__The problem__: Will you output all of the data below exactly, omitting the images?

——

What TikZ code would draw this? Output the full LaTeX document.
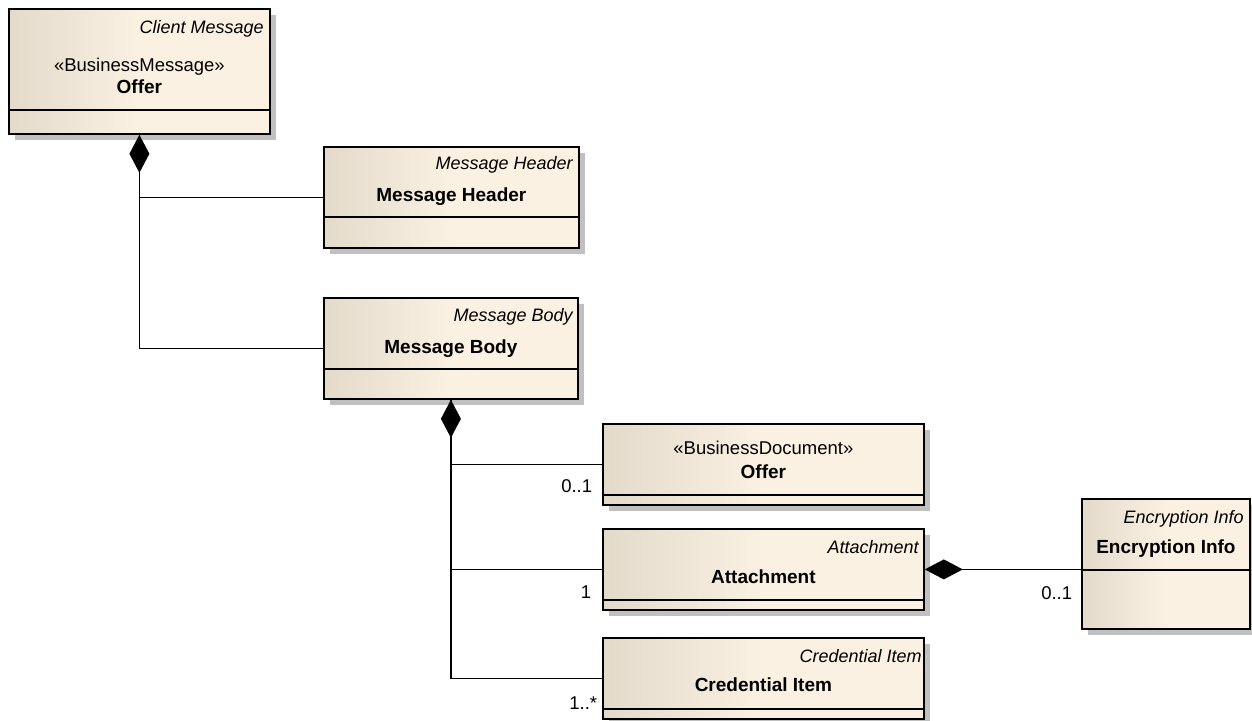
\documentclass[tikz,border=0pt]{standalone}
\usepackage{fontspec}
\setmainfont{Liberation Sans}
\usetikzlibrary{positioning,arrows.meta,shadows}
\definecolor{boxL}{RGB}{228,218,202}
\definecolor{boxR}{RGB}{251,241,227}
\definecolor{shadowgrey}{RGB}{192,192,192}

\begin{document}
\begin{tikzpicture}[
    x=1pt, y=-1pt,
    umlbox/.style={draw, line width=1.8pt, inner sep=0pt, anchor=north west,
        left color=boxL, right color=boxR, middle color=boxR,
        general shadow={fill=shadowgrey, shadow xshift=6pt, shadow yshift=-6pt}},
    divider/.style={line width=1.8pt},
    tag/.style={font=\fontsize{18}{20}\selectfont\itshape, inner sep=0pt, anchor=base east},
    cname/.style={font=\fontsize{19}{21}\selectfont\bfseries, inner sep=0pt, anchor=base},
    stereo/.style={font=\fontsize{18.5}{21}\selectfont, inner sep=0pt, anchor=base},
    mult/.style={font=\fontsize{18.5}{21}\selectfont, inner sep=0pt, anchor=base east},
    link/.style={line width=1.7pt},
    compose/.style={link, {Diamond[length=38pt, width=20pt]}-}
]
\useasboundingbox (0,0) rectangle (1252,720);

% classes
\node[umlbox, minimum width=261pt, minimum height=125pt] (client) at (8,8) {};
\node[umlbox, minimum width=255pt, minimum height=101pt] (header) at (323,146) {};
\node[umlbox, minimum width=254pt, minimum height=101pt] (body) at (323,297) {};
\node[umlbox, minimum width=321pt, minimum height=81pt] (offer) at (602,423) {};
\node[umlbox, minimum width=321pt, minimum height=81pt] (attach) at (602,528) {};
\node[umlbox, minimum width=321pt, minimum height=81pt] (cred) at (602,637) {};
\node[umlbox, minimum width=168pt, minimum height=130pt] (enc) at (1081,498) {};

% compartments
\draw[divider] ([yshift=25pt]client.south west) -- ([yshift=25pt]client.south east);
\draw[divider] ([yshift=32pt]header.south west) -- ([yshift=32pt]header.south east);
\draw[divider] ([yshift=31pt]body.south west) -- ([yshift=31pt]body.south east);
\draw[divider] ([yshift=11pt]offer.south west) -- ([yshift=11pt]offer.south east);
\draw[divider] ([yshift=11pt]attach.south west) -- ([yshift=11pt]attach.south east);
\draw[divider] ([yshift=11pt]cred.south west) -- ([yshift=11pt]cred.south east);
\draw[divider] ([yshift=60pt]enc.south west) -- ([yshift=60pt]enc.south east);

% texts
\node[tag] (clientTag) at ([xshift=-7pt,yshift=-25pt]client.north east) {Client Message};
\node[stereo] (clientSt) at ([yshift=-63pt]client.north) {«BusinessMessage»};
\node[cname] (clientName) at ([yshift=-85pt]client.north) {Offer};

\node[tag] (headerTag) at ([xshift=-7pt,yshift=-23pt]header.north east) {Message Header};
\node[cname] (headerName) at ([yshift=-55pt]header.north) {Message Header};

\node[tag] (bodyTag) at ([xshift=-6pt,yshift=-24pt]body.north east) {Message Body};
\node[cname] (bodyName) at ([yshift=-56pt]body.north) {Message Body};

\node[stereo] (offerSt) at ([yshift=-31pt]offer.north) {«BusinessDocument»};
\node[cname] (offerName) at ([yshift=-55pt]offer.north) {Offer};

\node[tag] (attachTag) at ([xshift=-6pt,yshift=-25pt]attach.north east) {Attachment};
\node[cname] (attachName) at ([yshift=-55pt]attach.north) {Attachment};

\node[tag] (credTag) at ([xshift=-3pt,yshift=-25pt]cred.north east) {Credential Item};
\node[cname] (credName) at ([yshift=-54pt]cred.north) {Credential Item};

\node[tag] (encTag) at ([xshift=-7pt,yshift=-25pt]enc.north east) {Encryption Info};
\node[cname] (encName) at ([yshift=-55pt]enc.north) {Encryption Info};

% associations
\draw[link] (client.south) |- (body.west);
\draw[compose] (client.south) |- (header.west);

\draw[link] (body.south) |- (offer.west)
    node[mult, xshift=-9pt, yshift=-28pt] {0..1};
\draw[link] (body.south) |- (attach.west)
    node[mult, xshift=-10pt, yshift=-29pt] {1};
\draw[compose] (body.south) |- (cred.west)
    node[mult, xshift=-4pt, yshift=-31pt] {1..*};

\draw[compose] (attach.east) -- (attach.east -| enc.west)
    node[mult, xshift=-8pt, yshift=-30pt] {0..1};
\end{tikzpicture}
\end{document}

——

__Task output__:
What TikZ code would draw this? Output the full LaTeX document.
\documentclass[tikz,border=0pt]{standalone}
\usepackage{fontspec}
\setmainfont{Liberation Sans}
\usetikzlibrary{positioning,arrows.meta,shadows}
\definecolor{boxL}{RGB}{228,218,202}
\definecolor{boxR}{RGB}{251,241,227}
\definecolor{shadowgrey}{RGB}{192,192,192}

\begin{document}
\begin{tikzpicture}[
    x=1pt, y=-1pt,
    umlbox/.style={draw, line width=1.8pt, inner sep=0pt, anchor=north west,
        left color=boxL, right color=boxR, middle color=boxR,
        general shadow={fill=shadowgrey, shadow xshift=6pt, shadow yshift=-6pt}},
    divider/.style={line width=1.8pt},
    tag/.style={font=\fontsize{18}{20}\selectfont\itshape, inner sep=0pt, anchor=base east},
    cname/.style={font=\fontsize{19}{21}\selectfont\bfseries, inner sep=0pt, anchor=base},
    stereo/.style={font=\fontsize{18.5}{21}\selectfont, inner sep=0pt, anchor=base},
    mult/.style={font=\fontsize{18.5}{21}\selectfont, inner sep=0pt, anchor=base east},
    link/.style={line width=1.7pt},
    compose/.style={link, {Diamond[length=38pt, width=20pt]}-}
]
\useasboundingbox (0,0) rectangle (1252,720);

% classes
\node[umlbox, minimum width=261pt, minimum height=125pt] (client) at (8,8) {};
\node[umlbox, minimum width=255pt, minimum height=101pt] (header) at (323,146) {};
\node[umlbox, minimum width=254pt, minimum height=101pt] (body) at (323,297) {};
\node[umlbox, minimum width=321pt, minimum height=81pt] (offer) at (602,423) {};
\node[umlbox, minimum width=321pt, minimum height=81pt] (attach) at (602,528) {};
\node[umlbox, minimum width=321pt, minimum height=81pt] (cred) at (602,637) {};
\node[umlbox, minimum width=168pt, minimum height=130pt] (enc) at (1081,498) {};

% compartments
\draw[divider] ([yshift=25pt]client.south west) -- ([yshift=25pt]client.south east);
\draw[divider] ([yshift=32pt]header.south west) -- ([yshift=32pt]header.south east);
\draw[divider] ([yshift=31pt]body.south west) -- ([yshift=31pt]body.south east);
\draw[divider] ([yshift=11pt]offer.south west) -- ([yshift=11pt]offer.south east);
\draw[divider] ([yshift=11pt]attach.south west) -- ([yshift=11pt]attach.south east);
\draw[divider] ([yshift=11pt]cred.south west) -- ([yshift=11pt]cred.south east);
\draw[divider] ([yshift=60pt]enc.south west) -- ([yshift=60pt]enc.south east);

% texts
\node[tag] (clientTag) at ([xshift=-7pt,yshift=-25pt]client.north east) {Client Message};
\node[stereo] (clientSt) at ([yshift=-63pt]client.north) {«BusinessMessage»};
\node[cname] (clientName) at ([yshift=-85pt]client.north) {Offer};

\node[tag] (headerTag) at ([xshift=-7pt,yshift=-23pt]header.north east) {Message Header};
\node[cname] (headerName) at ([yshift=-55pt]header.north) {Message Header};

\node[tag] (bodyTag) at ([xshift=-6pt,yshift=-24pt]body.north east) {Message Body};
\node[cname] (bodyName) at ([yshift=-56pt]body.north) {Message Body};

\node[stereo] (offerSt) at ([yshift=-31pt]offer.north) {«BusinessDocument»};
\node[cname] (offerName) at ([yshift=-55pt]offer.north) {Offer};

\node[tag] (attachTag) at ([xshift=-6pt,yshift=-25pt]attach.north east) {Attachment};
\node[cname] (attachName) at ([yshift=-55pt]attach.north) {Attachment};

\node[tag] (credTag) at ([xshift=-3pt,yshift=-25pt]cred.north east) {Credential Item};
\node[cname] (credName) at ([yshift=-54pt]cred.north) {Credential Item};

\node[tag] (encTag) at ([xshift=-7pt,yshift=-25pt]enc.north east) {Encryption Info};
\node[cname] (encName) at ([yshift=-55pt]enc.north) {Encryption Info};

% associations
\draw[link] (client.south) |- (body.west);
\draw[compose] (client.south) |- (header.west);

\draw[link] (body.south) |- (offer.west)
    node[mult, xshift=-9pt, yshift=-28pt] {0..1};
\draw[link] (body.south) |- (attach.west)
    node[mult, xshift=-10pt, yshift=-29pt] {1};
\draw[compose] (body.south) |- (cred.west)
    node[mult, xshift=-4pt, yshift=-31pt] {1..*};

\draw[compose] (attach.east) -- (attach.east -| enc.west)
    node[mult, xshift=-8pt, yshift=-30pt] {0..1};
\end{tikzpicture}
\end{document}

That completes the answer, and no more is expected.